Approximately five months ago, we were given our child. They brought him to us saying that in a few months his parents' rights would be terminated. We were so excited! He immediately fit right in to our family. We loved him and cared for him like he was our own, because he was! It felt like he was always there - like he'd always been a part of our family.

On Tuesday, they took him away.

It seems that the lawyers found a loophole. Some mistake in the paperwork. They called us last week and told us to be prepared to say goodbye soon. We tried everything we could, but there was nothing to be done. On Tuesday, they came to take him back to his parents and now he's gone.

We immediately ran. We packed a bag and got a hotel room in town just to get out of the house. We went shopping, we went out to eat, we just got away. All the while I'm catching myself wondering where he is. Wondering what he's doing. Seeing something and thinking that he would like that, or how he would react to seeing this.

Does he think I don't love him anymore? Does he think I deserted him when I wasn't there to rock him to sleep last night. Can he sleep in a strange bed? Do they know when he likes to nap, or what he likes to eat?

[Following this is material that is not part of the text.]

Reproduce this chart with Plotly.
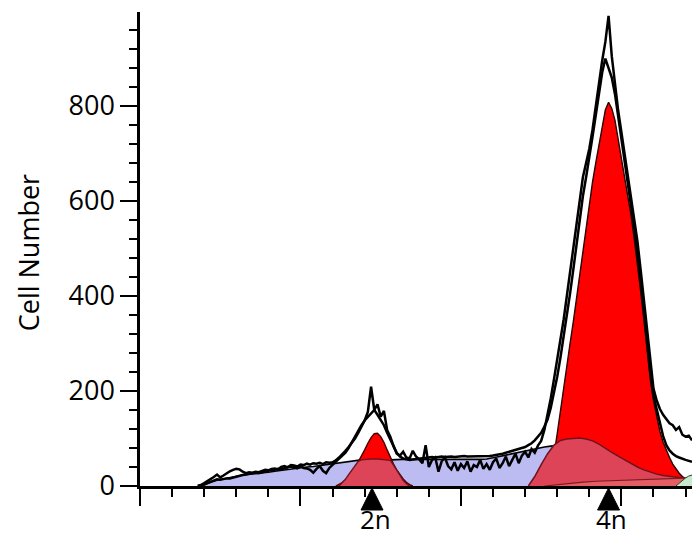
import plotly.graph_objects as go

# ---------------- data ----------------
# raw DNA-content histograms, one value per channel starting at channel 18
hist_a = [0, 2, 6, 10, 14, 19, 24, 18, 22, 27, 31, 34, 36, 35, 30, 27, 29, 28, 30, 29,
          32, 34, 33, 36, 37, 35, 40, 42, 39, 44, 43, 41, 45, 44, 47, 45, 48, 47, 49, 46,
          50, 49, 50, 54, 60, 66, 74, 82, 90, 100, 112, 124, 138, 156, 209, 160, 172, 146, 158, 118,
          104, 84, 68, 64, 72, 60, 58, 74, 62, 56, 48, 86, 40, 55, 60, 30, 52, 60, 42, 35,
          50, 32, 46, 38, 52, 30, 44, 40, 55, 36, 46, 34, 50, 58, 38, 48, 62, 42, 56, 68,
          48, 64, 72, 60, 78, 70, 85, 95, 118, 150, 185, 225, 265, 305, 350, 400, 450, 505, 560, 610,
          650, 680, 710, 750, 800, 850, 895, 935, 990, 905, 840, 790, 745, 700, 655, 610, 565, 515, 455, 395,
          335, 270, 205, 180, 162, 150, 140, 132, 128, 118, 124, 108, 104, 106, 96]
hist_b = [0, 1, 3, 6, 9, 12, 14, 13, 15, 16, 16, 18, 20, 21, 23, 24, 25, 27, 28, 27,
          29, 31, 33, 34, 34, 36, 35, 38, 40, 41, 40, 37, 42, 38, 37, 34, 28, 36, 42, 32,
          27, 38, 44, 50, 56, 62, 70, 80, 92, 104, 118, 128, 138, 146, 152, 160, 150, 140, 128, 112,
          96, 84, 70, 62, 58, 56, 55, 56, 57, 58, 59, 60, 60, 61, 60, 61, 62, 61, 62, 62,
          61, 62, 62, 63, 62, 62, 63, 62, 63, 63, 62, 63, 64, 65, 66, 68, 70, 72, 74, 76,
          78, 80, 82, 86, 90, 96, 104, 112, 125, 140, 165, 195, 230, 270, 312, 358, 405, 455, 510, 560,
          610, 650, 690, 735, 780, 830, 870, 900, 880, 860, 825, 780, 732, 683, 635, 590, 543, 492, 432, 368,
          302, 240, 190, 160, 130, 105, 86, 75, 68, 63, 60, 57, 55, 53, 51]
hist_channels = list(range(18, 18 + len(hist_a)))

# S-phase model (lavender)
s_channels = [19, 20, 22, 24, 26, 28, 30, 32, 34, 36, 38, 40, 42, 44, 46, 48, 50, 52, 54, 56,
              58, 60, 62, 64, 66, 68, 70, 74, 78, 82, 86, 90, 94, 98, 102, 106, 108, 110, 112, 114,
              116, 118, 120, 122, 124, 126, 128, 130, 131]
s_phase = [0, 3, 8, 12, 15, 18, 21, 23, 25, 26, 28, 29, 31, 33, 35, 36, 38, 40, 41, 43,
           45, 47, 48, 51, 53, 55, 56, 56, 55, 56, 56, 55, 56, 56, 55, 56, 57, 59, 62, 65,
           68, 71, 74, 77, 80, 82, 84, 85, 0]

# G0/G1 (2n) model peak
g1_channels = [61, 62, 63, 64, 65, 66, 67, 68, 69, 70, 71, 72, 73, 74, 75, 76, 77, 78, 79, 80,
               81, 82, 83, 84, 85]
g1_peak = [0, 3, 7, 12, 19, 28, 38, 50, 62, 76, 90, 102, 110, 111, 104, 92, 76, 60, 46, 34,
           24, 15, 8, 3, 0]
g1_low_channels = [62, 63, 64, 65, 66, 67, 68, 69, 70, 72, 74, 76, 77, 78, 79, 80, 81, 82, 83, 84]
g1_low = [0, 6, 14, 24, 34, 44, 52, 55, 56, 57, 57, 56, 56, 54, 44, 33, 22, 12, 5, 0]

# G2/M (4n) model peak
g2_channels = list(range(126, 173))
g2_peak = [0, 12, 30, 65, 110, 160, 210, 255, 300, 345, 395, 445, 495, 545, 595, 640, 680, 720, 760, 792,
           808, 795, 770, 730, 690, 650, 612, 570, 520, 470, 410, 350, 290, 225, 180, 145, 115, 92, 75, 60,
           46, 35, 27, 20, 15, 11, 8]

# broad second component under the 4n peak
hump_channels = [121, 123, 125, 127, 129, 131, 133, 135, 137, 139, 141, 143, 145, 147, 149, 151, 153,
                 155, 157, 159, 161, 163, 165, 167, 169, 171, 172]
hump = [0, 20, 45, 68, 86, 96, 99, 100, 101, 99, 95, 88, 79, 71, 63, 55, 47, 40, 34, 29,
        25, 22, 20, 18, 17, 16, 16]

# aggregates
agg_channels = [126, 130, 134, 138, 142, 146, 150, 154, 158, 162, 166, 170, 172]
aggregates = [0, 3, 6, 8, 10, 11, 12, 13, 14, 15, 16, 17, 17]

green_channels = [167, 168, 169, 170, 171, 172]
green_part = [0, 6, 12, 17, 21, 23]

ploidy_labels = ["2n", "4n"]
ploidy_pos = [72.3, 146]

y_ticks = [0, 200, 400, 600, 800]

# ---------------- figure ----------------
FONT = "Open Sans"
LAVENDER = "rgb(188,188,242)"
RED = "rgb(255,0,0)"
CRIMSON = "rgb(222,68,88)"

W, H = 692, 538
TOP, BOTTOM_STRIP = 12, 52          # px above the plot, px of the marker strip below the axis
strip_frac = BOTTOM_STRIP / (H - TOP)

fig = go.Figure()

fig.add_trace(go.Scatter(x=s_channels, y=s_phase, mode="lines", fill="tozeroy",
                         fillcolor=LAVENDER, line=dict(color="black", width=1.6)))
fig.add_trace(go.Scatter(x=g1_channels, y=g1_peak, mode="lines", fill="tozeroy",
                         fillcolor=RED, line=dict(color="rgb(70,0,0)", width=1.4)))
fig.add_trace(go.Scatter(x=g1_low_channels, y=g1_low, mode="lines", fill="tozeroy",
                         fillcolor=CRIMSON, line=dict(color="rgb(110,20,30)", width=1.4)))
fig.add_trace(go.Scatter(x=g2_channels, y=g2_peak, mode="lines", fill="tozeroy",
                         fillcolor=RED, line=dict(color="rgb(40,0,0)", width=1.4)))
fig.add_trace(go.Scatter(x=hump_channels, y=hump, mode="lines", fill="tozeroy",
                         fillcolor=CRIMSON, line=dict(color="rgb(110,20,30)", width=1.5)))
fig.add_trace(go.Scatter(x=agg_channels, y=aggregates, mode="lines", fill="tozeroy",
                         fillcolor="rgb(228,92,100)", line=dict(color="rgb(120,30,30)", width=1.2)))
fig.add_trace(go.Scatter(x=green_channels, y=green_part, mode="lines", fill="tozeroy",
                         fillcolor="rgb(200,232,205)", line=dict(color="rgb(40,70,40)", width=1)))

fig.add_trace(go.Scatter(x=hist_channels, y=hist_b, mode="lines",
                         line=dict(color="black", width=2.5)))
fig.add_trace(go.Scatter(x=hist_channels, y=hist_a, mode="lines",
                         line=dict(color="black", width=2.5)))

# ploidy markers in a strip just below the x axis (y2 measured in px below the axis)
fig.add_trace(go.Scatter(x=ploidy_pos, y=[-2] * len(ploidy_pos), yaxis="y2", mode="markers",
                         marker=dict(symbol="arrow-up", size=22, color="black",
                                     line=dict(width=1, color="black")),
                         cliponaxis=False))

for lab, pos in zip(ploidy_labels, ploidy_pos):
    fig.add_annotation(x=pos, y=-33, xref="x", yref="y2", text=lab, showarrow=False,
                       xanchor="center", yanchor="middle", xshift=3,
                       font=dict(family=FONT, size=26, color="black"))

fig.add_annotation(x=0, y=490, xref="paper", yref="y", text="Cell Number",
                   textangle=-90, showarrow=False, xanchor="center", yanchor="middle",
                   xshift=-112, font=dict(family=FONT, size=27, color="black"))

fig.update_layout(
    width=W, height=H,
    margin=dict(l=140, r=0, t=TOP, b=0, autoexpand=False),
    paper_bgcolor="white", plot_bgcolor="white",
    showlegend=False,
    font=dict(family=FONT, size=27, color="black"),
    xaxis=dict(range=[0, 172], anchor="y", automargin=False, showline=True, linecolor="black",
               linewidth=3, ticks="outside", ticklen=17, tickwidth=2, tickcolor="black",
               tick0=0, dtick=50, showticklabels=False, showgrid=False, zeroline=False,
               minor=dict(dtick=10, ticks="outside", ticklen=8, tickwidth=2,
                          tickcolor="black", showgrid=False)),
    yaxis=dict(domain=[strip_frac, 1], range=[0, 998], automargin=False, showline=True,
               linecolor="black", linewidth=2.5, ticks="outside", ticklen=17, tickwidth=2,
               tickcolor="black", tickmode="array", tickvals=y_ticks,
               ticktext=[str(v) for v in y_ticks],
               showgrid=False, zeroline=False, ticklabelstandoff=0,
               tickfont=dict(family=FONT, size=27, color="black"),
               minor=dict(dtick=40, tick0=0, ticks="outside", ticklen=8, tickwidth=2,
                          tickcolor="black", showgrid=False)),
    yaxis2=dict(domain=[0, strip_frac], range=[-BOTTOM_STRIP, 0], anchor="x", automargin=False,
                visible=False, showgrid=False, zeroline=False),
)

fig.write_html("out.html", config={"displayModeBar": False},
               post_script="document.body.style.margin='0';document.body.style.overflow='hidden';")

His stuff is all over the house. Soon I'll have to dismantle his bed. I'll half to get his car seat out of my car. I don't want to think about it right now.

The phone is ringing, but I don't want to answer it. I don't want to talk. Sometimes when it rings I wonder if it's the case worker calling to tell us that they don't want him anymore. That she's bringing him back to us.

But it's not. It never is.

The good news is that he's gone back on a monitored return. They'll be checked on from time to time to see if they are doing what they said they'd do, to make sure they're not mistreating him. If they hurt him or neglect him in any way, then he'll be removed again. I don't want him hurt, but I don't want him to have to remain in a dangerous situation.

I'm sure some of you have lost children before. Maybe an accident, or an illness. Or a soldier lost to war. And I'm not trying to say that this compares with that. But I'm hurt. I'm angry. I'm confused.

How does this affect my healthy living? I don't know. Don't care. During this grieving period, I've eaten some things I shouldn't. I haven't been to the gym. I went to the gym on Tuesday morning - the morning he was scheduled to leave - but I didn't have it. I just sat on the bike and peddled trying not to cry.

We'll be fine. We'll get back on track. But today it hurts. It just hurts.